На протяжении первой половины 1930-х годов большевистскую социальную инженерию дополняла эстетическая инженерия авангардистов. Эстетизация политики шла рука об руку с политизацией эстетики. Авангард слишком сложен, чтобы определить одной фразой, но, пользуясь выражением Бориса Гройса, его, по сути, можно назвать шагом от изображения мира к его преобразованию. По той же причине – социализму предстояло не просто преобразовать мир, но сделать его прекрасным, – партийное руководство превратилось «в своего рода художника, для которого весь мир служит материалом»192
. Ключевой труд Гройса о преемственности между авангардом и сталинской культурой, вне зависимости от того, насколько последовательно были изложены признаки этой преемственности, изменил исследовательскую перспективу: авангардистов стали рассматривать не столько как мучеников, сколько как активных участников главных эстетических и идеологических проектов нового режима. Большевики и интеллектуалы-авангардисты предстают, таким образом, как время от времени отдаляющиеся друг от друга родственники-интеллигенты, которых объединяет неуклонная тяга к лидерству, охотное использование принуждения, живая приверженность делу, склонность сочетать элитарность учения с массовыми преобразованиями и масштабные планы, начинающиеся обществом и заканчивающиеся душой193. Однако, вопреки Гройсу, стремление авангардистов к глобальной эстетической диктатуре едва ли было, в особенности если рассматривать его влияние, сопоставимо с большевистской диктатурой пролетариата.

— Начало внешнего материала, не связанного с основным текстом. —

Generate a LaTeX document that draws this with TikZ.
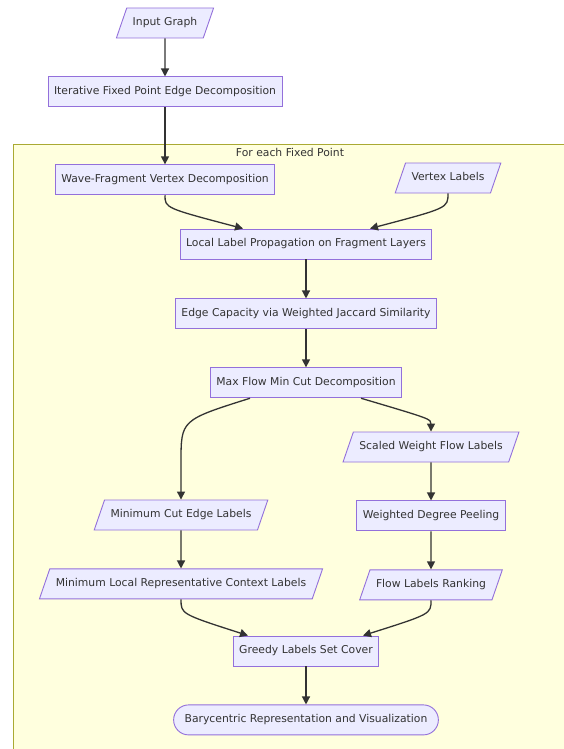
\documentclass[tikz,border=0pt]{standalone}
\usepackage{fontspec}
\setmainfont{DejaVu Sans}
\usepackage{tikz}
\definecolor{nodefill}{HTML}{ECECFF}
\definecolor{nodeline}{HTML}{9370DB}
\definecolor{groupfill}{HTML}{FFFFDE}
\definecolor{groupline}{HTML}{AAAA33}
\definecolor{ink}{HTML}{333333}
\tikzset{
     box/.style={draw=nodeline, fill=nodefill, text=ink, line width=0.9pt,
         text height=8pt, text depth=2.5pt, inner ysep=9.75pt, inner xsep=6pt,
         font=\fontsize{10.8}{13}\selectfont},
     data/.style={box, trapezium, trapezium left angle=71, trapezium right angle=109},
     pill/.style={box, rounded corners=15pt, inner xsep=11pt},
     arrow/.style={-{Triangle[length=8pt,width=8pt]}, draw=ink, line width=1.3pt}
     }
\usetikzlibrary{positioning,arrows.meta}
\usetikzlibrary{shapes.geometric}

\begin{document}
\begin{tikzpicture}[x=1pt,y=1pt]
                    \useasboundingbox (0,0) rectangle (564,-749);
                    % Fixed point group
                    \draw[groupline, fill=groupfill, line width=0.9pt] (13,-144) rectangle (567,-760);
                    \node[text=ink, font=\fontsize{10.8}{13}\selectfont] (grp) at (290,-152) {For each Fixed Point};
                    % Place nodes
                    \node [data] (inpt) at (165,-23) {Input Graph};
                    \node [box, below=38pt of inpt] (iter) {Iterative Fixed Point Edge Decomposition};
                    \node [box, below=57pt of iter] (wave) {Wave-Fragment Vertex Decomposition};
                    \node [data] (vlab) at (448,-178) {Vertex Labels};
                    \node [box] (local) at (306,-244) {Local Label Propagation on Fragment Layers};
                    \node [box, below=39pt of local] (capac) {Edge Capacity via Weighted Jaccard Similarity};
                    \node [box, below=38pt of capac] (maxf) {Max Flow Min Cut Decomposition};
                    \node [data] (scaled) at (431,-447) {Scaled Weight Flow Labels};
                    \node [box, below=38pt of scaled] (peel) {Weighted Degree Peeling};
                    \node [data, below=38pt of peel] (rank) {Flow Labels Ranking};
                    \node [data] (mincut) at (181,-515) {Minimum Cut Edge Labels};
                    \node [data, below=38pt of mincut] (minloc) {Minimum Local Representative Context Labels};
                    \node [box] (greedy) at (306,-651) {Greedy Labels Set Cover};
                    \node [pill, below=38pt of greedy] (bary) {Barycentric Representation and Visualization};
                    % Draw edges
                    \draw[arrow] (inpt) -- (iter);
                    \draw[arrow] (iter) -- (wave);
                    \draw[arrow] (wave.south) .. controls (165,-208) .. ([xshift=-63pt]local.north);
                    \draw[arrow] (vlab.south) .. controls (448,-208) .. ([xshift=64pt]local.north);
                    \draw[arrow] (local) -- (capac);
                    \draw[arrow] (capac) -- (maxf);
                    \draw[arrow] ([xshift=-56pt]maxf.south) .. controls (181,-420) .. (181,-462) -- (mincut.north);
                    \draw[arrow] ([xshift=55pt]maxf.south) .. controls (431,-419) .. (scaled.north);
                    \draw[arrow] (scaled) -- (peel);
                    \draw[arrow] (peel) -- (rank);
                    \draw[arrow] (mincut) -- (minloc);
                    \draw[arrow] (minloc.south) .. controls (181,-614) .. ([xshift=-58pt]greedy.north);
                    \draw[arrow] (rank.south) .. controls (431,-614) .. ([xshift=57pt]greedy.north);
                    \draw[arrow] (greedy) -- (bary);
                \end{tikzpicture}
\end{document}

Художественно-политическая программа раннего советского авангарда скорее окончательно сформировалась и затем видоизменялась благодаря участию в большевистском проекте.В то же время специалисты из рядов интеллигенции участвовали – одни охотно, другие в той или иной мере подчиняясь давлению и принуждению – в развитии различных областей: социальной медицины, криминологии, психологии, этнографии, демографии и многих других, – ставших ключевыми для цивилизаторской миссии большевиков и построения советской государственности194
. Как и в случае с авангардом, Октябрьская революция дала интеллигенции беспрецедентную возможность участия – хотя и «опосредованного государством», то есть подчиненного марксистско-ленинской идеологии и ограниченного политическим контролем большевиков, – в пробуждении 1917 года. Как показал Дэвид Л. Хоффман, «питательная среда» дореволюционной культуры, включающая в себя различные научные дисциплины и, в частности, социологию, развиваемые специалистами из интеллигенции, стала ключевым фактором укрепления марксистско-ленинской идеологии в межвоенные десятилетия195. И в самом деле, если учитывать смесь идеологии и технократии, обусловившую масштаб и вектор социальной инженерии в раннюю советскую и сталинскую эпохи, возникает соблазн странным образом усмотреть связь между руководящей большевистской интеллигенцией и буржуазными специалистами. Они были профессиональными революционерами или политическими специалистами; теоретической областью их компетенции была марксистско-ленинская идеология, сферой применения этой теории было прежде всего политическое насилие.Участники бурных диспутов об определении и векторе развития революционной культуры, начавшихся после 1917 года и достигших наивысшего напряжения в период «великого перелома», в конце концов должны были осознать тот факт, что политизированная и экспериментальная культурная продукция партийных поборников пролетарской культуры и непартийных авангардистов в равной степени испытывает серьезные затруднения в привлечении и удержании массовой публики. Новая доктрина социалистического реализма, утвержденная после сталинской революции, могла быть лишь отчасти обусловлена этой дилеммой, но, безусловно, оказалась средством ее решения196
.В результате смены нескольких культурно-идеологических циклов на протяжении 1930-х годов советская массовая культура приняла форму, которая на протяжении всей советской эпохи лишь видоизменялась, но оставалась доминирующей. Антибуржуазные выпады времен «Великого перелома» содержали враждебные интонации по отношению к культуре прошлого и к западной культуре, но к середине – концу 1930-х годов перечень культурных продуктов, приемлемых для советских масс, подвергся существенному пересмотру. Так, хорошее знание старой российской высокой культуры выделяло его обладателя на общем фоне, а приемлемые политические формы массовых развлечений и своеобразный, устремленный в будущее «мир грез» о социалистическом потреблении, предлагавший продукцию для приверженцев режима как необходимое дополнение благополучной «культурной» жизни, процветали в рамках соцреализма197
. Как отмечали многие комментаторы, желание достичь широкой публики и завоевать ее в конечном счете вылилось в компромисс между режимом и массовыми предпочтениями. Как сказал Добренко, «социалистический реализм – это культурная революция не только „сверху“, но и „снизу“»198.